--- Start of Dataset extract ---
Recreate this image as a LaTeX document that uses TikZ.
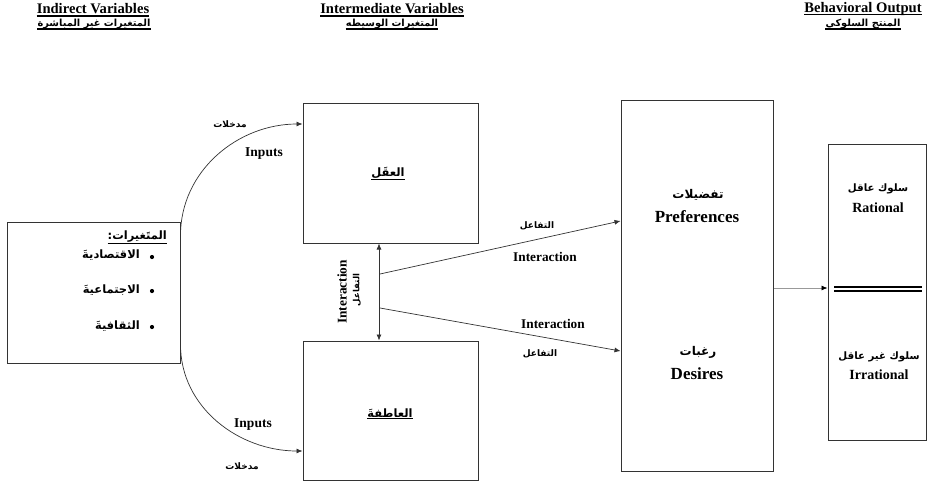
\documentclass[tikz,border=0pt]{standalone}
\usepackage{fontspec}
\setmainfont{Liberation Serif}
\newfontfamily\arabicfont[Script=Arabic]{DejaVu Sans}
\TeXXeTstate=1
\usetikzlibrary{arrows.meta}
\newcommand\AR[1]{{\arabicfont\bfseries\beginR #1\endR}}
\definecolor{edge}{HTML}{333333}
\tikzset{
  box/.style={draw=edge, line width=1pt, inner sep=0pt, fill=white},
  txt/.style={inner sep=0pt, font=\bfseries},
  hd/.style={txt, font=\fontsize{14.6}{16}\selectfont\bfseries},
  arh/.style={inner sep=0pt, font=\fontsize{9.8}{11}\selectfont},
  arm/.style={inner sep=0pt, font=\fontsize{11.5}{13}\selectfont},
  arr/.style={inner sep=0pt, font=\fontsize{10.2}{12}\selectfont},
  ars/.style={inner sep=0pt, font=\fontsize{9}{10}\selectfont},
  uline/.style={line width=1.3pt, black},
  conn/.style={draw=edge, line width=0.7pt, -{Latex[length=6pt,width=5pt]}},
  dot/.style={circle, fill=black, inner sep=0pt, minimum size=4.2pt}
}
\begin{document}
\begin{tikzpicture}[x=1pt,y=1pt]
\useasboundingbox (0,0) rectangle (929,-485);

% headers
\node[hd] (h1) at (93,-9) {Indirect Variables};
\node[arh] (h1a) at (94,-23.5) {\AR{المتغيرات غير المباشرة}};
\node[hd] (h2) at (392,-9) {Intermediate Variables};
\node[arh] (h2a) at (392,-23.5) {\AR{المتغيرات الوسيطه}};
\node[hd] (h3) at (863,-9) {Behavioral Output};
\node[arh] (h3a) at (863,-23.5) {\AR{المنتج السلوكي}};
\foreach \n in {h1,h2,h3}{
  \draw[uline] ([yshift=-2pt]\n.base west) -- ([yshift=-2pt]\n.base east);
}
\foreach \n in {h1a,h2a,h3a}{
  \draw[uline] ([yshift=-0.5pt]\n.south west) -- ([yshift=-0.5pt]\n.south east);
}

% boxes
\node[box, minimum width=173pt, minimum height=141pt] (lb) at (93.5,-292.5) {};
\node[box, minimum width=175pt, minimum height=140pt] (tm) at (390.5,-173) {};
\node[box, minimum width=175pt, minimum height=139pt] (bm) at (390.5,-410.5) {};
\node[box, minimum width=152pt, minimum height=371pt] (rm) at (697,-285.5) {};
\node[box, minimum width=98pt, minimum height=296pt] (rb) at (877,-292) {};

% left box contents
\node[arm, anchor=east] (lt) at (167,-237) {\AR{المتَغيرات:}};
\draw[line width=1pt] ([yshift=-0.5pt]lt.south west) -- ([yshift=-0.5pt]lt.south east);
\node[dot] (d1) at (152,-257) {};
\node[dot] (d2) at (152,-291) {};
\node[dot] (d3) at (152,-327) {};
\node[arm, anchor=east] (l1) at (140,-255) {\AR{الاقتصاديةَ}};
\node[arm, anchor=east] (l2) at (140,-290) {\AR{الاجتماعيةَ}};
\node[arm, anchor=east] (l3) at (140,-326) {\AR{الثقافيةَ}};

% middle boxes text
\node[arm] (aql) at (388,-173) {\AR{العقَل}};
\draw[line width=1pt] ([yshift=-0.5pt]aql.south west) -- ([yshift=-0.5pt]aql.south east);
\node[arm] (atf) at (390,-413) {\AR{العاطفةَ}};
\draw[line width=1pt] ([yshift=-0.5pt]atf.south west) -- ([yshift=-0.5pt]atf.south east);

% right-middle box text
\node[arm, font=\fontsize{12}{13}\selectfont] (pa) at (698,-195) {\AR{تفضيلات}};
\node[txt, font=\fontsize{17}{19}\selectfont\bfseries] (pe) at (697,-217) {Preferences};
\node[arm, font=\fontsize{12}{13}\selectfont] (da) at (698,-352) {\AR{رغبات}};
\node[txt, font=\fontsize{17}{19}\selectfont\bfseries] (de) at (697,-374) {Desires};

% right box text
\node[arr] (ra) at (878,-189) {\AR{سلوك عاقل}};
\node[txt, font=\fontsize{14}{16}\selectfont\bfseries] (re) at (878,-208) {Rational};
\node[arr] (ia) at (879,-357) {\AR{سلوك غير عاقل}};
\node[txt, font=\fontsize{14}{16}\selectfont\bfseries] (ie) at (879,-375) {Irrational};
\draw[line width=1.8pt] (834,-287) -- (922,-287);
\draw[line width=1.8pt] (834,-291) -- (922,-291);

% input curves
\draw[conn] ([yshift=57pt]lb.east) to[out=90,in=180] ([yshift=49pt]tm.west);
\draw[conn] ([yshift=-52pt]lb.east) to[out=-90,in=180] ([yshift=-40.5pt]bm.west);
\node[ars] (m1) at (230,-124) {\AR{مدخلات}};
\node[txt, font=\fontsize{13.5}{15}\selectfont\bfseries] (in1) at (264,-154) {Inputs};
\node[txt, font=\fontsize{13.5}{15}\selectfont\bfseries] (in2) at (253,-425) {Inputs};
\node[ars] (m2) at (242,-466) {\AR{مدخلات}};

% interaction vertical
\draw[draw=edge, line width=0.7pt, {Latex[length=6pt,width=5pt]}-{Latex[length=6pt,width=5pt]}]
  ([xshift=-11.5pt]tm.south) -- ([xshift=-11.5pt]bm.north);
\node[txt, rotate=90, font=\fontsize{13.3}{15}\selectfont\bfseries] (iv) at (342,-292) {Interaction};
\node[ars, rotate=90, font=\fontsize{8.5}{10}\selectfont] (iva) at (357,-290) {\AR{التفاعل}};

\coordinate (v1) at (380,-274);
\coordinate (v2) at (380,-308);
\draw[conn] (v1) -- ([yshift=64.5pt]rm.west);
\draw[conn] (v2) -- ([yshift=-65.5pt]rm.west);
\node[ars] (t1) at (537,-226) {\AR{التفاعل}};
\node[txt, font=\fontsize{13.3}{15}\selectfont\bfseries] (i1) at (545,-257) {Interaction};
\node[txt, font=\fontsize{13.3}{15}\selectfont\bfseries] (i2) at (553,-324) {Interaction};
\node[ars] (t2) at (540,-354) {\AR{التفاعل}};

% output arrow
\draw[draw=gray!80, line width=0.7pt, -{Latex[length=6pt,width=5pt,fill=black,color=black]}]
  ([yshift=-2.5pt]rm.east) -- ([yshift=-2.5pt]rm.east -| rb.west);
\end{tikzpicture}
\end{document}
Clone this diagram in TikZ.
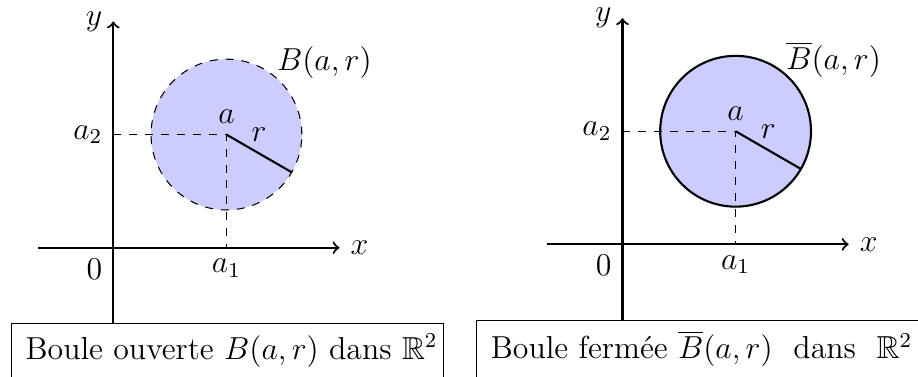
--- End of Dataset extract ---
__Request__: Replicate the material above verbatim; images stay out of the copy.

__Result below__:
Recreate this image as a LaTeX document that uses TikZ.
\documentclass[tikz,border=0pt]{standalone}
\usepackage{fontspec}
\setmainfont{Liberation Serif}
\newfontfamily\arabicfont[Script=Arabic]{DejaVu Sans}
\TeXXeTstate=1
\usetikzlibrary{arrows.meta}
\newcommand\AR[1]{{\arabicfont\bfseries\beginR #1\endR}}
\definecolor{edge}{HTML}{333333}
\tikzset{
  box/.style={draw=edge, line width=1pt, inner sep=0pt, fill=white},
  txt/.style={inner sep=0pt, font=\bfseries},
  hd/.style={txt, font=\fontsize{14.6}{16}\selectfont\bfseries},
  arh/.style={inner sep=0pt, font=\fontsize{9.8}{11}\selectfont},
  arm/.style={inner sep=0pt, font=\fontsize{11.5}{13}\selectfont},
  arr/.style={inner sep=0pt, font=\fontsize{10.2}{12}\selectfont},
  ars/.style={inner sep=0pt, font=\fontsize{9}{10}\selectfont},
  uline/.style={line width=1.3pt, black},
  conn/.style={draw=edge, line width=0.7pt, -{Latex[length=6pt,width=5pt]}},
  dot/.style={circle, fill=black, inner sep=0pt, minimum size=4.2pt}
}
\begin{document}
\begin{tikzpicture}[x=1pt,y=1pt]
\useasboundingbox (0,0) rectangle (929,-485);

% headers
\node[hd] (h1) at (93,-9) {Indirect Variables};
\node[arh] (h1a) at (94,-23.5) {\AR{المتغيرات غير المباشرة}};
\node[hd] (h2) at (392,-9) {Intermediate Variables};
\node[arh] (h2a) at (392,-23.5) {\AR{المتغيرات الوسيطه}};
\node[hd] (h3) at (863,-9) {Behavioral Output};
\node[arh] (h3a) at (863,-23.5) {\AR{المنتج السلوكي}};
\foreach \n in {h1,h2,h3}{
  \draw[uline] ([yshift=-2pt]\n.base west) -- ([yshift=-2pt]\n.base east);
}
\foreach \n in {h1a,h2a,h3a}{
  \draw[uline] ([yshift=-0.5pt]\n.south west) -- ([yshift=-0.5pt]\n.south east);
}

% boxes
\node[box, minimum width=173pt, minimum height=141pt] (lb) at (93.5,-292.5) {};
\node[box, minimum width=175pt, minimum height=140pt] (tm) at (390.5,-173) {};
\node[box, minimum width=175pt, minimum height=139pt] (bm) at (390.5,-410.5) {};
\node[box, minimum width=152pt, minimum height=371pt] (rm) at (697,-285.5) {};
\node[box, minimum width=98pt, minimum height=296pt] (rb) at (877,-292) {};

% left box contents
\node[arm, anchor=east] (lt) at (167,-237) {\AR{المتَغيرات:}};
\draw[line width=1pt] ([yshift=-0.5pt]lt.south west) -- ([yshift=-0.5pt]lt.south east);
\node[dot] (d1) at (152,-257) {};
\node[dot] (d2) at (152,-291) {};
\node[dot] (d3) at (152,-327) {};
\node[arm, anchor=east] (l1) at (140,-255) {\AR{الاقتصاديةَ}};
\node[arm, anchor=east] (l2) at (140,-290) {\AR{الاجتماعيةَ}};
\node[arm, anchor=east] (l3) at (140,-326) {\AR{الثقافيةَ}};

% middle boxes text
\node[arm] (aql) at (388,-173) {\AR{العقَل}};
\draw[line width=1pt] ([yshift=-0.5pt]aql.south west) -- ([yshift=-0.5pt]aql.south east);
\node[arm] (atf) at (390,-413) {\AR{العاطفةَ}};
\draw[line width=1pt] ([yshift=-0.5pt]atf.south west) -- ([yshift=-0.5pt]atf.south east);

% right-middle box text
\node[arm, font=\fontsize{12}{13}\selectfont] (pa) at (698,-195) {\AR{تفضيلات}};
\node[txt, font=\fontsize{17}{19}\selectfont\bfseries] (pe) at (697,-217) {Preferences};
\node[arm, font=\fontsize{12}{13}\selectfont] (da) at (698,-352) {\AR{رغبات}};
\node[txt, font=\fontsize{17}{19}\selectfont\bfseries] (de) at (697,-374) {Desires};

% right box text
\node[arr] (ra) at (878,-189) {\AR{سلوك عاقل}};
\node[txt, font=\fontsize{14}{16}\selectfont\bfseries] (re) at (878,-208) {Rational};
\node[arr] (ia) at (879,-357) {\AR{سلوك غير عاقل}};
\node[txt, font=\fontsize{14}{16}\selectfont\bfseries] (ie) at (879,-375) {Irrational};
\draw[line width=1.8pt] (834,-287) -- (922,-287);
\draw[line width=1.8pt] (834,-291) -- (922,-291);

% input curves
\draw[conn] ([yshift=57pt]lb.east) to[out=90,in=180] ([yshift=49pt]tm.west);
\draw[conn] ([yshift=-52pt]lb.east) to[out=-90,in=180] ([yshift=-40.5pt]bm.west);
\node[ars] (m1) at (230,-124) {\AR{مدخلات}};
\node[txt, font=\fontsize{13.5}{15}\selectfont\bfseries] (in1) at (264,-154) {Inputs};
\node[txt, font=\fontsize{13.5}{15}\selectfont\bfseries] (in2) at (253,-425) {Inputs};
\node[ars] (m2) at (242,-466) {\AR{مدخلات}};

% interaction vertical
\draw[draw=edge, line width=0.7pt, {Latex[length=6pt,width=5pt]}-{Latex[length=6pt,width=5pt]}]
  ([xshift=-11.5pt]tm.south) -- ([xshift=-11.5pt]bm.north);
\node[txt, rotate=90, font=\fontsize{13.3}{15}\selectfont\bfseries] (iv) at (342,-292) {Interaction};
\node[ars, rotate=90, font=\fontsize{8.5}{10}\selectfont] (iva) at (357,-290) {\AR{التفاعل}};

\coordinate (v1) at (380,-274);
\coordinate (v2) at (380,-308);
\draw[conn] (v1) -- ([yshift=64.5pt]rm.west);
\draw[conn] (v2) -- ([yshift=-65.5pt]rm.west);
\node[ars] (t1) at (537,-226) {\AR{التفاعل}};
\node[txt, font=\fontsize{13.3}{15}\selectfont\bfseries] (i1) at (545,-257) {Interaction};
\node[txt, font=\fontsize{13.3}{15}\selectfont\bfseries] (i2) at (553,-324) {Interaction};
\node[ars] (t2) at (540,-354) {\AR{التفاعل}};

% output arrow
\draw[draw=gray!80, line width=0.7pt, -{Latex[length=6pt,width=5pt,fill=black,color=black]}]
  ([yshift=-2.5pt]rm.east) -- ([yshift=-2.5pt]rm.east -| rb.west);
\end{tikzpicture}
\end{document}
Clone this diagram in TikZ.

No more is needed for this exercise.